● What to do: How many lines of these records hold the string "this"? Reply with the number alone.

— START Data provided —

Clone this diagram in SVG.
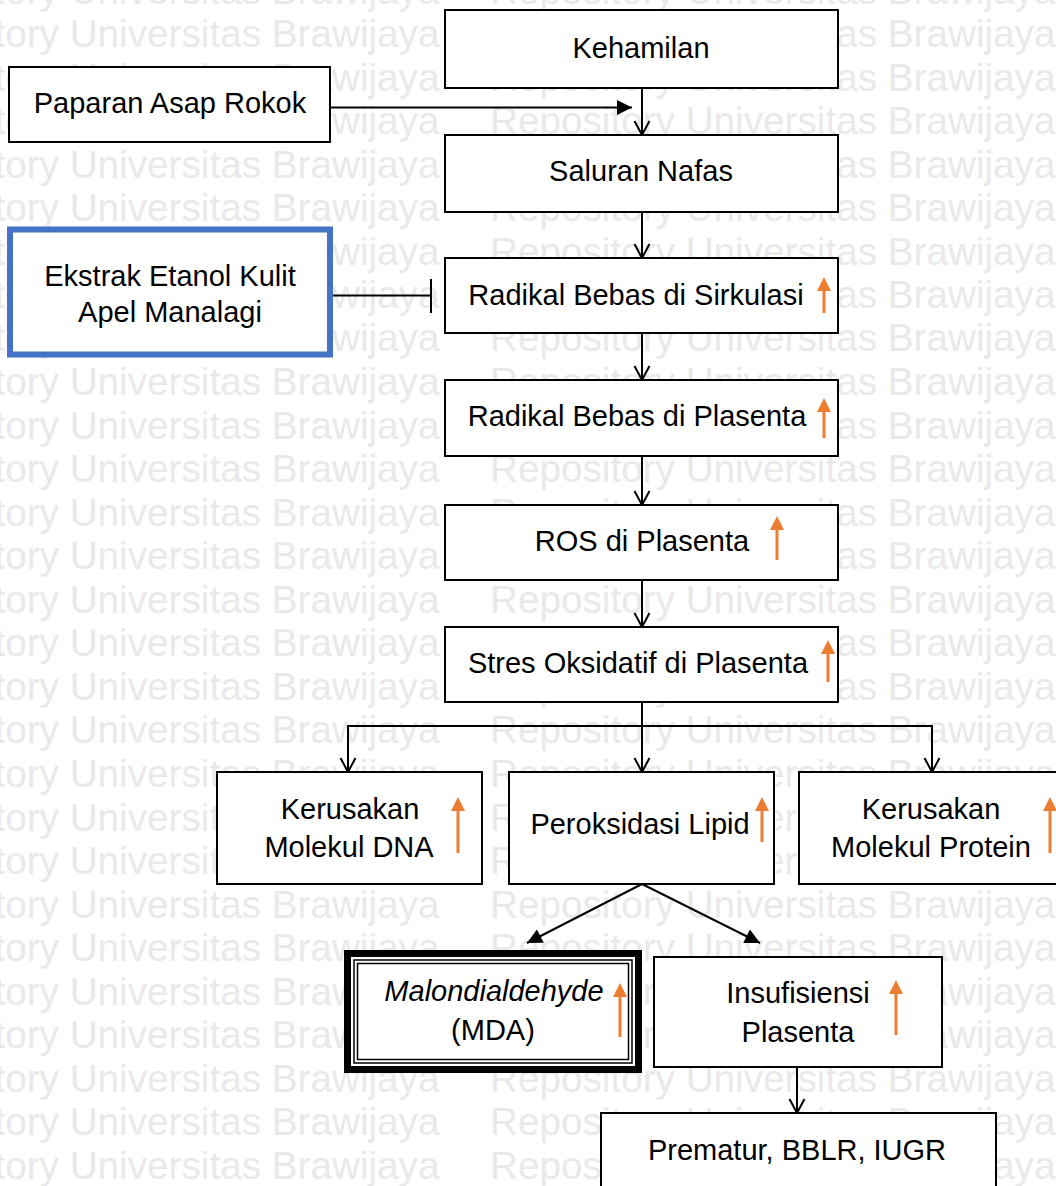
<svg xmlns="http://www.w3.org/2000/svg" width="1056" height="1186" viewBox="0 0 1056 1186">
<style>
.wm{font-family:"Liberation Sans",Arial,sans-serif;font-size:38.7px;fill:#e9e9e9}
.box{fill:#fff;stroke:#000;stroke-width:2}
.t{font-family:"Liberation Sans",Arial,sans-serif;font-size:29px;fill:#000;text-anchor:middle}
.it{font-style:italic}
.c{fill:none;stroke:#000;stroke-width:2}
.up{fill:none;stroke:#ED7D31;stroke-width:3}
.uph{fill:#ED7D31;stroke:none}
</style>
<defs>
<marker id="open" markerUnits="userSpaceOnUse" viewBox="-16 -9 18 18" refX="0" refY="0" markerWidth="18" markerHeight="18" orient="auto">
<path d="M-14,-7.5 L0,0 L-14,7.5" fill="none" stroke="#000" stroke-width="2"/>
</marker>
<marker id="solid" markerUnits="userSpaceOnUse" viewBox="-16 -9 18 18" refX="0" refY="0" markerWidth="18" markerHeight="18" orient="auto">
<path d="M-15,-7.5 L0,0 L-15,7.5 Z" fill="#000"/>
</marker>
</defs>
<rect width="1056" height="1186" fill="#fff"/>
<g id="watermark">
<text class="wm" x="-126" y="3.5">Repository Universitas Brawijaya</text><text class="wm" x="490" y="3.5">Repository Universitas Brawijaya</text>
<text class="wm" x="-126" y="47">Repository Universitas Brawijaya</text><text class="wm" x="490" y="47">Repository Universitas Brawijaya</text>
<text class="wm" x="-126" y="90.6">Repository Universitas Brawijaya</text><text class="wm" x="490" y="90.6">Repository Universitas Brawijaya</text>
<text class="wm" x="-126" y="134.1">Repository Universitas Brawijaya</text><text class="wm" x="490" y="134.1">Repository Universitas Brawijaya</text>
<text class="wm" x="-126" y="177.7">Repository Universitas Brawijaya</text><text class="wm" x="490" y="177.7">Repository Universitas Brawijaya</text>
<text class="wm" x="-126" y="221.2">Repository Universitas Brawijaya</text><text class="wm" x="490" y="221.2">Repository Universitas Brawijaya</text>
<text class="wm" x="-126" y="264.8">Repository Universitas Brawijaya</text><text class="wm" x="490" y="264.8">Repository Universitas Brawijaya</text>
<text class="wm" x="-126" y="308.3">Repository Universitas Brawijaya</text><text class="wm" x="490" y="308.3">Repository Universitas Brawijaya</text>
<text class="wm" x="-126" y="351.4">Repository Universitas Brawijaya</text><text class="wm" x="490" y="351.4">Repository Universitas Brawijaya</text>
<text class="wm" x="-126" y="395">Repository Universitas Brawijaya</text><text class="wm" x="490" y="395">Repository Universitas Brawijaya</text>
<text class="wm" x="-126" y="438.5">Repository Universitas Brawijaya</text><text class="wm" x="490" y="438.5">Repository Universitas Brawijaya</text>
<text class="wm" x="-126" y="482.1">Repository Universitas Brawijaya</text><text class="wm" x="490" y="482.1">Repository Universitas Brawijaya</text>
<text class="wm" x="-126" y="525.6">Repository Universitas Brawijaya</text><text class="wm" x="490" y="525.6">Repository Universitas Brawijaya</text>
<text class="wm" x="-126" y="569.2">Repository Universitas Brawijaya</text><text class="wm" x="490" y="569.2">Repository Universitas Brawijaya</text>
<text class="wm" x="-126" y="612.7">Repository Universitas Brawijaya</text><text class="wm" x="490" y="612.7">Repository Universitas Brawijaya</text>
<text class="wm" x="-126" y="656.3">Repository Universitas Brawijaya</text><text class="wm" x="490" y="656.3">Repository Universitas Brawijaya</text>
<text class="wm" x="-126" y="699.8">Repository Universitas Brawijaya</text><text class="wm" x="490" y="699.8">Repository Universitas Brawijaya</text>
<text class="wm" x="-126" y="743.4">Repository Universitas Brawijaya</text><text class="wm" x="490" y="743.4">Repository Universitas Brawijaya</text>
<text class="wm" x="-126" y="786.9">Repository Universitas Brawijaya</text><text class="wm" x="490" y="786.9">Repository Universitas Brawijaya</text>
<text class="wm" x="-126" y="830.5">Repository Universitas Brawijaya</text><text class="wm" x="490" y="830.5">Repository Universitas Brawijaya</text>
<text class="wm" x="-126" y="874">Repository Universitas Brawijaya</text><text class="wm" x="490" y="874">Repository Universitas Brawijaya</text>
<text class="wm" x="-126" y="917.6">Repository Universitas Brawijaya</text><text class="wm" x="490" y="917.6">Repository Universitas Brawijaya</text>
<text class="wm" x="-126" y="961.1">Repository Universitas Brawijaya</text><text class="wm" x="490" y="961.1">Repository Universitas Brawijaya</text>
<text class="wm" x="-126" y="1004.7">Repository Universitas Brawijaya</text><text class="wm" x="490" y="1004.7">Repository Universitas Brawijaya</text>
<text class="wm" x="-126" y="1048.2">Repository Universitas Brawijaya</text><text class="wm" x="490" y="1048.2">Repository Universitas Brawijaya</text>
<text class="wm" x="-126" y="1091.8">Repository Universitas Brawijaya</text><text class="wm" x="490" y="1091.8">Repository Universitas Brawijaya</text>
<text class="wm" x="-126" y="1135.3">Repository Universitas Brawijaya</text><text class="wm" x="490" y="1135.3">Repository Universitas Brawijaya</text>
<text class="wm" x="-126" y="1178.9">Repository Universitas Brawijaya</text><text class="wm" x="490" y="1178.9">Repository Universitas Brawijaya</text>
</g>
<g id="connectors">
<line class="c" x1="331" y1="107.5" x2="632" y2="107.5" marker-end="url(#solid)"/>
<line class="c" x1="642" y1="88" x2="642" y2="135" marker-end="url(#open)"/>
<line class="c" x1="642" y1="212" x2="642" y2="258" marker-end="url(#open)"/>
<line class="c" x1="333" y1="295.5" x2="431" y2="295.5"/>
<line class="c" x1="431" y1="279" x2="431" y2="313"/>
<line class="c" x1="642" y1="333" x2="642" y2="380" marker-end="url(#open)"/>
<line class="c" x1="642" y1="456" x2="642" y2="505" marker-end="url(#open)"/>
<line class="c" x1="642" y1="580" x2="642" y2="627" marker-end="url(#open)"/>
<line class="c" x1="642" y1="702" x2="642" y2="772" marker-end="url(#open)"/>
<polyline class="c" points="348,772 348,726 932,726 932,772"/>
<line class="c" x1="348" y1="740" x2="348" y2="772" marker-end="url(#open)"/>
<line class="c" x1="932" y1="740" x2="932" y2="772" marker-end="url(#open)"/>
<line class="c" x1="642" y1="884" x2="527" y2="943" marker-end="url(#solid)"/>
<line class="c" x1="642" y1="884" x2="760" y2="943" marker-end="url(#solid)"/>
<line class="c" x1="797" y1="1067" x2="797" y2="1113" marker-end="url(#open)"/>
</g>
<g id="kehamilan"><rect class="box" x="445" y="10" width="393" height="78"/><text class="t" x="641" y="58">Kehamilan</text></g>
<g id="paparan"><rect class="box" x="9" y="67" width="321" height="75"/><text class="t" x="170" y="113">Paparan Asap Rokok</text></g>
<g id="saluran"><rect class="box" x="445" y="135" width="393" height="77"/><text class="t" x="641" y="181">Saluran Nafas</text></g>
<g id="ekstrak"><rect x="10" y="229.5" width="320" height="125" fill="#fff" stroke="#4472C4" stroke-width="6"/><text class="t" x="170" y="286">Ekstrak Etanol Kulit</text><text class="t" x="170" y="322">Apel Manalagi</text></g>
<g id="sirkulasi"><rect class="box" x="445" y="258" width="393" height="75"/><text class="t" x="636" y="305">Radikal Bebas di Sirkulasi</text>
<path class="up" d="M824,313 V288"/><path class="uph" d="M817,291 L831,291 L824,277 Z"/></g>
<g id="radplasenta"><rect class="box" x="445" y="380" width="393" height="76"/><text class="t" x="637" y="426">Radikal Bebas di Plasenta</text>
<path class="up" d="M824,438 V409"/><path class="uph" d="M817,412 L831,412 L824,398 Z"/></g>
<g id="ros"><rect class="box" x="445" y="505" width="393" height="75"/><text class="t" x="642" y="551">ROS di Plasenta</text>
<path class="up" d="M777,560 V527"/><path class="uph" d="M770,530 L784,530 L777,516 Z"/></g>
<g id="stres"><rect class="box" x="445" y="627" width="393" height="75"/><text class="t" x="638" y="673">Stres Oksidatif di Plasenta</text>
<path class="up" d="M828,682 V651"/><path class="uph" d="M821,654 L835,654 L828,640 Z"/></g>
<g id="dna"><rect class="box" x="217" y="772" width="265" height="112"/><text class="t" x="350" y="819">Kerusakan</text><text class="t" x="349" y="857">Molekul DNA</text>
<path class="up" d="M458,853 V808"/><path class="uph" d="M451,811 L465,811 L458,797 Z"/></g>
<g id="lipid"><rect class="box" x="509" y="772" width="265" height="112"/><text class="t" x="640" y="834">Peroksidasi Lipid</text>
<path class="up" d="M762,842 V808"/><path class="uph" d="M755,811 L769,811 L762,797 Z"/></g>
<g id="protein"><rect class="box" x="799" y="772" width="266" height="112"/><text class="t" x="931" y="819">Kerusakan</text><text class="t" x="931" y="857">Molekul Protein</text>
<path class="up" d="M1050,853 V808"/><path class="uph" d="M1043,811 L1057,811 L1050,797 Z"/></g>
<g id="mda"><rect x="347.5" y="953.5" width="291" height="116" fill="#fff" stroke="#000" stroke-width="7"/>
<rect x="354" y="960" width="278" height="103" fill="none" stroke="#000" stroke-width="1.5"/>
<rect x="357.5" y="963.5" width="271" height="96" fill="none" stroke="#000" stroke-width="1.5"/>
<text class="t it" x="494" y="1001">Malondialdehyde</text><text class="t" x="493" y="1040">(MDA)</text>
<path class="up" d="M620,1037 V994"/><path class="uph" d="M613,997 L627,997 L620,983 Z"/></g>
<g id="insufisiensi"><rect class="box" x="654" y="957" width="288" height="110"/><text class="t" x="798" y="1003">Insufisiensi</text><text class="t" x="798" y="1042">Plasenta</text>
<path class="up" d="M896,1035 V991"/><path class="uph" d="M889,994 L903,994 L896,980 Z"/></g>
<g id="prematur"><rect class="box" x="601" y="1113" width="395" height="90"/><text class="t" x="797" y="1160">Prematur, BBLR, IUGR</text></g>
</svg>
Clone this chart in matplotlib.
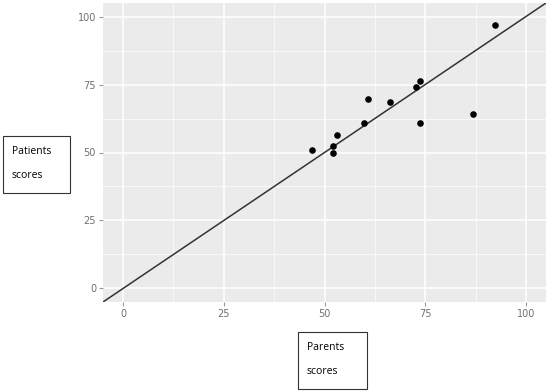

— END Data provided —

● Response to the task: 2